ON EDIT: I have checked back to the original thread relating to the pictured loft and it seems I may have been wrong to assume it would be solved by providing the same number of sectors for both profiles. I will check the model when I get a moment and see if there's some other issue with it.
Yep, making the number of sectors equal didn't solve that issue. To be honest, I think it shouldn't matter as in some cases it would be rather tricky to fine tune the sketches like that. For example when one was to loft something that is a bit more complex. Just for an example an aircraft fuselage that evolves from a circle section to a narrow oval section via triangular section. In that triangular section there would be six different curves in one sketch. I know that doesn't sound like too complicated but it's just an example to show that things might get complicated. Now matching the circle to the complex section by slicing it up. Could it be simpler?
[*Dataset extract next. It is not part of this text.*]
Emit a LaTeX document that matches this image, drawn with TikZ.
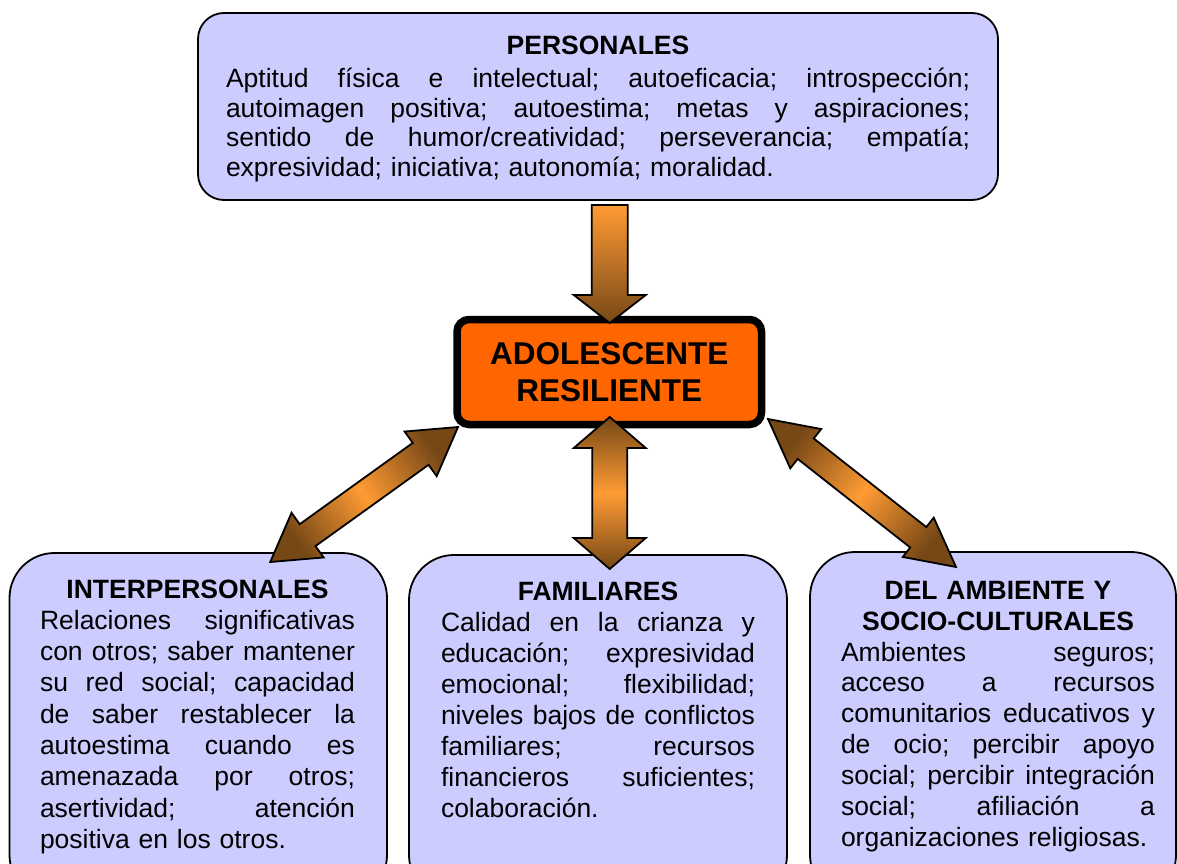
\documentclass[tikz,border=0pt]{standalone}
\usepackage{fontspec}
\setmainfont{Liberation Sans}
\usetikzlibrary{calc}
\definecolor{boxfill}{RGB}{204,204,255}
\definecolor{corefill}{RGB}{255,102,0}
\definecolor{alight}{RGB}{255,155,52}
\definecolor{adark}{RGB}{118,72,22}
\newcommand\jline[1]{\leavevmode\hbox to \linewidth{\frenchspacing\spaceskip=0.278em plus 1fil\relax #1}}
\newcommand\lastln[1]{\leavevmode\hbox to \linewidth{#1\hfil}}
\newcommand\mkhead[1]{\leavevmode\hbox to \linewidth{\hfil\bfseries #1\hfil}}
% double block arrow: #1 prefix, #2 tip A, #3 tip B, #4 head length, #5 head half width, #6 shaft half width, #7 style
\newcommand\dblarr[7]{%
  \coordinate (#1h1) at ($(#2)!#4!(#3)$);
  \coordinate (#1h2) at ($(#3)!#4!(#2)$);
  \path[#7] (#2) -- ($(#1h1)!#5!90:(#3)$) -- ($(#1h1)!#6!90:(#3)$)
    -- ($(#1h2)!#6!-90:(#2)$) -- ($(#1h2)!#5!-90:(#2)$) -- (#3)
    -- ($(#1h2)!#5!90:(#2)$) -- ($(#1h2)!#6!90:(#2)$)
    -- ($(#1h1)!#6!-90:(#3)$) -- ($(#1h1)!#5!-90:(#3)$) -- cycle;}
% single block arrow: #1 prefix, #2 tail, #3 tip, #4 head length, #5 head half width, #6 shaft half width, #7 style
\newcommand\snglarr[7]{%
  \coordinate (#1h) at ($(#3)!#4!(#2)$);
  \path[#7] (#3) -- ($(#1h)!#5!90:(#2)$) -- ($(#1h)!#6!90:(#2)$)
    -- ($(#2)!#6!-90:(#3)$) -- ($(#2)!#6!90:(#3)$)
    -- ($(#1h)!#6!-90:(#2)$) -- ($(#1h)!#5!-90:(#2)$) -- cycle;}
\begin{document}
\begin{tikzpicture}[x=1pt,y=-1pt,
  box/.style={draw=black, line width=1.8pt, fill=boxfill, rectangle, inner sep=0, outer sep=0},
  core/.style={draw=black, line width=7.5pt, fill=corefill, rectangle, rounded corners=12pt,
    inner sep=0, outer sep=0, align=center, font=\fontsize{31.5}{37}\selectfont\bfseries},
  txt/.style={anchor=north west, inner sep=0, outer sep=0, align=left,
    font=\fontsize{26.5}{31}\selectfont},
  toptxt/.style={txt, font=\fontsize{26.5}{29.8}\selectfont},
  arrline/.style={draw=black, line width=1.8pt, line join=miter},
  dshade/.style={arrline, top color=adark, bottom color=adark, middle color=alight}]
\useasboundingbox (0,0) rectangle (1177,864);
\clip (0,0) rectangle (1177,864);
\fill[white] (0,0) rectangle (1177,864);
% boxes
\node[box, rounded corners=26pt, minimum width=800, minimum height=187] (pers) at (598,106.5) {};
\node[box, rounded corners=45pt, minimum width=377.5, minimum height=347] (inter) at (198.25,726.5) {};
\node[box, rounded corners=45pt, minimum width=378, minimum height=345] (fam) at (598,727.5) {};
\node[box, rounded corners=45pt, minimum width=366, minimum height=348] (amb) at (993,726) {};
\node[core, minimum width=304.5, minimum height=105] (adol) at (609.25,372) {ADOLESCENTE\\RESILIENTE};
% texts
\node[toptxt, text width=744] (perst) at (226,36) {%
\mkhead{PERSONALES}\\[3pt]
\jline{Aptitud física e intelectual; autoeficacia; introspección;}\\
\jline{autoimagen positiva; autoestima; metas y aspiraciones;}\\
\jline{sentido de humor/creatividad; perseverancia; empatía;}\\
\lastln{expresividad; iniciativa; autonomía; moralidad.}};
\node[txt, text width=315, font=\fontsize{26.5}{31.3}\selectfont] (intert) at (40,579.5) {%
\mkhead{INTERPERSONALES}\\
\jline{Relaciones significativas}\\
\jline{con otros; saber mantener}\\
\jline{su red social; capacidad}\\
\jline{de saber restablecer la}\\
\jline{autoestima cuando es}\\
\jline{amenazada por otros;}\\
\jline{asertividad; atención}\\
\lastln{positiva en los otros.}};
\node[txt, text width=314] (famt) at (441,582) {%
\mkhead{FAMILIARES}\\
\jline{Calidad en la crianza y}\\
\jline{educación; expresividad}\\
\jline{emocional; flexibilidad;}\\
\jline{niveles bajos de conflictos}\\
\jline{familiares; recursos}\\
\jline{financieros suficientes;}\\
\lastln{colaboración.}};
\node[txt, text width=314, font=\fontsize{26.5}{30.9}\selectfont] (ambt) at (841,581) {%
\mkhead{DEL AMBIENTE Y}\\
\mkhead{SOCIO-CULTURALES}\\
\jline{Ambientes seguros;}\\
\jline{acceso a recursos}\\
\jline{comunitarios educativos y}\\
\jline{de ocio; percibir apoyo}\\
\jline{social; percibir integración}\\
\jline{social; afiliación a}\\
\lastln{organizaciones religiosas.}};
% connector end points
\coordinate (downtail) at ($(adol.north |- pers.south)+(0.5,5)$);
\coordinate (downtip) at ($(adol.north)+(0.5,3.5)$);
\coordinate (midtop) at ($(adol.south)+(0.5,-7.5)$);
\coordinate (midbot) at ($(adol.south |- fam.north)+(0.5,14)$);
\coordinate (ltop) at ($(adol.south west)+(1,2.5)$);
\coordinate (lbot) at ($(inter.north)+(72,9)$);
\coordinate (rtop) at ($(adol.south east)+(6.5,-5.5)$);
\coordinate (rbot) at ($(amb.north)+(-37,15)$);
% arrows
\snglarr{da}{downtail}{downtip}{28pt}{36pt}{18pt}{arrline, top color=alight, bottom color=adark}
\dblarr{ma}{midtop}{midbot}{31pt}{36pt}{17.5pt}{dshade}
\dblarr{la}{ltop}{lbot}{46pt}{27.5pt}{13.5pt}{dshade, shading angle=-54.3}
\dblarr{ra}{rtop}{rbot}{48pt}{25pt}{13pt}{dshade, shading angle=51.8}
\end{tikzpicture}
\end{document}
Christians pointers should really fix what i'm rambling about...
Raino
I've tried making the same number of sectors on the start and finish profiles of the copy I took of your model, and it has actually "fixed" the problem, in the sense that the loft is now symmetrical, AND it conforms to all the information you have supplied it with.
The problem for you is that the inferred guide curve is now present on both sides, and it happens to be straight.
This is because the software cannot know what shape you want this guide curve to follow unless you tell it, by creating it explicitly. If you remove from the loft definition the guide curves you have provided (you can do this temporarily by deselecting "add guides"), you will see that the entire loft becomes straight, so this is the default condition.
Onshape is more restrictive of the ways you can specify your intentions than most other packages for this situation because, in its present beta phase, there is no way to tell it what the global direction of the tangency is at each profile. The guide curves evidently provide only a local indication of tangency.
Nor, as I first mentioned in your other thread, is there a way yet of specifying a "path" or "centreline" for the loft - this would have given the software a better chance of positioning the intermediate profiles, which would probably prevent the undesired inference you see here.
I have done the exercise of constructing the missing pair of guide curves with Raino's loft just to satisfy myself that it's possible, but I can't pretend it's straightforward.
Someone else can probably come up with a simpler workflow. My model is at
https://cad.onshape.com/documents/da23d67a50174f50a1786062/w/492e406ffc7c4562a84f35e9/e/0245eb45dcaf4a7f97c16684
The lack of 3D sketching makes it a bit laborious to provide guide curves, because the two loft profiles are different widths, so that a pair of angled 2D sketch planes has to be constructed, based on construction lines in one of the profile sketches, and a pair of "3 point " planes. Furthermore, to project one curve across to the other side is not straighforward: I used a surface extrude across to the midplane (so the projection would be normal to the source sketch) then "Use/Convert" to bring the curve across to the opposite 2D plane (normal to the latter)
Having modelled the 'left' side, it would be a simple matter of mirroring and using a boolean "Union" to combine the two halves into a single part
Christian, sorry for the thread hijack In the end I didn't have anything to add to your pointers. Your suggestions are what Im looking for too so thanks for posting in the first place.
Raino
It needs either something like "boundary" in Solidworks, which (when used to create a "surface") is like a loft sideways as well as longways, with control of tangency on all boundaries, or at the very least the ability in loft to add tangency conditions along the edge boundaries (outermost guide curves, in the case of a "surface" loft).